In a NY Times piece that label’s Asian immigrants as ‘foreign born’ ?
The actual numbers for recent demographic changes in immigration to America
The new figures have the Asia influx at 41%…
The Latin American percentage at 39%….
The Asia immigrants are much more educated….
The number of foreign born/immigrants IN America has INCREASED ….
These numbers from the Census Bureau probably do not fully reflect the efforts of Trump and his trusty assistant Stephen Miller’s efforts to erase Latin immigration to America….or do they?
Have Asian immigrants been deemed acceptable to keep coming to America?
The piece also points to flow of these new immigrants to smaller states….
The Census Bureau’s figures for 2017 confirm a major shift in who is coming to the United States. For years newcomers tended to be from Latin America, but a Brookings Institution analysis of that data shows that 41 percent of the people who said they arrived since 2010 came from Asia. Just 39 percent were from Latin America. About 45 percent were college educated, the analysis found, compared with about 30 percent of those who came between 2000 and 2009.
“This is quite different from what we had thought,” said William H. Frey, the senior demographer at the Brookings Institution who conducted the analysis. “We think of immigrants as being low-skilled workers from Latin America, but for recent arrivals that’s much less the case. People from Asia have overtaken people from Latin America.”
The new data was released as the nation’s changing demography has become a flash point in American politics. President Trump, and many Republicans, have sounded alarms about immigration and suggested the government needs to restrict both the number and types of people coming into the country.

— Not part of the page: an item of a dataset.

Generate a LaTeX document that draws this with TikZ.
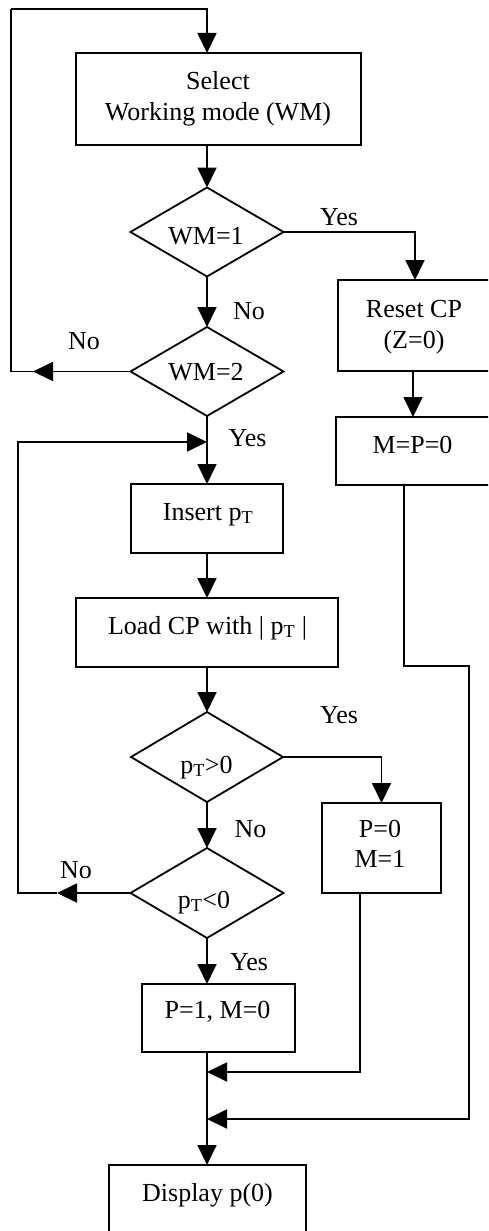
\documentclass[tikz,border=0pt]{standalone}
\usepackage{fontspec}
\setmainfont{Liberation Serif}
\usetikzlibrary{arrows.meta,shapes.geometric}
\begin{document}
\begin{tikzpicture}[x=1pt,y=-1pt,
  every node/.style={inner sep=0pt, outer sep=0pt},
  ln/.style={line width=1.8pt},
  arr/.style={line width=1.8pt, -{Triangle[length=20pt,width=19pt]}},
  box/.style={draw, line width=1.8pt, rectangle},
  dia/.style={draw, line width=1.8pt, diamond},
  txt/.style={anchor=base, font=\fontsize{26}{31}\selectfont},
]
\useasboundingbox (0,0) rectangle (488,1231);
\fill[white] (0,0) rectangle (488,1231);
\clip (0,0) rectangle (488,1231);

% boxes
\node[box, minimum width=285pt, minimum height=92pt] (sel) at (218.5,99) {};
\node[dia, minimum width=153pt, minimum height=89pt] (d1) at (207,232) {};
\node[dia, minimum width=153pt, minimum height=89pt] (d2) at (207,371.5) {};
\node[box, minimum width=157pt, minimum height=91pt] (rst) at (416.5,325.5) {};
\node[box, minimum width=159pt, minimum height=68pt] (mp) at (415.5,451) {};
\node[box, minimum width=152pt, minimum height=69pt] (ins) at (207,518.5) {};
\node[box, minimum width=262pt, minimum height=69pt] (load) at (207,632.5) {};
\node[dia, minimum width=152pt, minimum height=90pt] (d3) at (207,757) {};
\node[dia, minimum width=153pt, minimum height=90pt] (d4) at (207,893) {};
\node[box, minimum width=119pt, minimum height=90pt] (p0) at (381.5,848) {};
\node[box, minimum width=153pt, minimum height=68pt] (p1) at (218.5,1018) {};
\node[box, minimum width=197pt, minimum height=115pt] (disp) at (207.5,1222.5) {};

% texts
\node[txt] (tSel1) at (218,89) {Select};
\node[txt] (tSel2) at (218,120) {Working mode (WM)};
\node[txt] (tD1) at (206,244) {WM=1};
\node[txt] (tD2) at (206,380) {WM=2};
\node[txt] (tRst1) at (414,317) {Reset CP};
\node[txt] (tRst2) at (414,348) {(Z=0)};
\node[txt] (tMP) at (412.5,453) {M=P=0};
\node[txt] (tIns) at (208,520) {Insert p\textsubscript{T}};
\node[txt] (tLoad) at (207.5,634) {Load CP with | p\textsubscript{T} |};
\node[txt] (tD3) at (206.5,773) {p\textsubscript{T}>0};
\node[txt] (tD4) at (204,908) {p\textsubscript{T}<0};
\node[txt] (tP01) at (380,837) {P=0};
\node[txt] (tP02) at (380,867) {M=1};
\node[txt] (tP1) at (217.5,1018) {P=1, M=0};
\node[txt] (tDisp) at (207.5,1201) {Display p(0)};

% labels
\node[txt] (yes1) at (339,225) {Yes};
\node[txt] (no1) at (249,319) {No};
\node[txt] (no2) at (84,349) {No};
\node[txt] (yes2) at (247.5,446) {Yes};
\node[txt] (yes3) at (339,723) {Yes};
\node[txt] (no3) at (250.5,837) {No};
\node[txt] (no4) at (76,878) {No};
\node[txt] (yes4) at (249,970) {Yes};

% helper coordinates
\coordinate (selin) at (207,53);
\coordinate (tipA) at (33,371.5);
\coordinate (cA1) at (11,371.5);
\coordinate (cA2) at (11,9);
\coordinate (xb) at (415,0);
\coordinate (xa) at (413,0);
\coordinate (tipB) at (57,893);
\coordinate (cB1) at (18,893);
\coordinate (cB2) at (18,442);
\coordinate (jB) at (207,442);
\coordinate (xp0) at (360,0);
\coordinate (cC1) at (360,1072);
\coordinate (m1) at (207,1072);
\coordinate (xmp) at (404,0);
\coordinate (cD1) at (404,666);
\coordinate (cD2) at (469,666);
\coordinate (cD3) at (469,1119);
\coordinate (m2) at (207,1119);

% connectors
\draw[arr] (cA2) -| (selin);
\draw[arr] (sel.south -| d1.north) -- (d1.north);
\draw[arr] (d1.south) -- (d2.north);
\draw[arr] (d1.east) -| (rst.north -| xb);
\draw[arr] (rst.south -| xa) -- (mp.north -| xa);
\draw[arr] (d2.west) -- (tipA);
\draw[ln] (tipA) -- (cA1) -- (cA2);
\draw[arr] (d2.south) -- (ins.north);
\draw[arr] (ins.south) -- (load.north);
\draw[arr] (load.south) -- (d3.north);
\draw[arr] (d3.east) -| (p0.north);
\draw[arr] (d3.south) -- (d4.north);
\draw[arr] (d4.west) -- (tipB);
\draw[arr] (tipB) -- (cB1) -- (cB2) -- (jB);
\draw[arr] (d4.south) -- (d4.south |- p1.north);
\draw[arr] (p1.south -| d4.south) -- (disp.north -| d4.south);
\draw[arr] (p0.south -| xp0) -- (cC1) -- (m1);
\draw[arr] (mp.south -| xmp) -- (cD1) -- (cD2) -- (cD3) -- (m2);
\end{tikzpicture}
\end{document}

Some of the largest gains were in states with the smallest immigrant populations, suggesting that immigrants were spreading out in the country. New York and California, states with large immigrant populations, both had increases of less than six percent since 2010. But foreign-born populations rose by 20 percent in Tennessee, 13 percent in Ohio, 12 percent in South Carolina and 20 percent in Kentucky over the same period.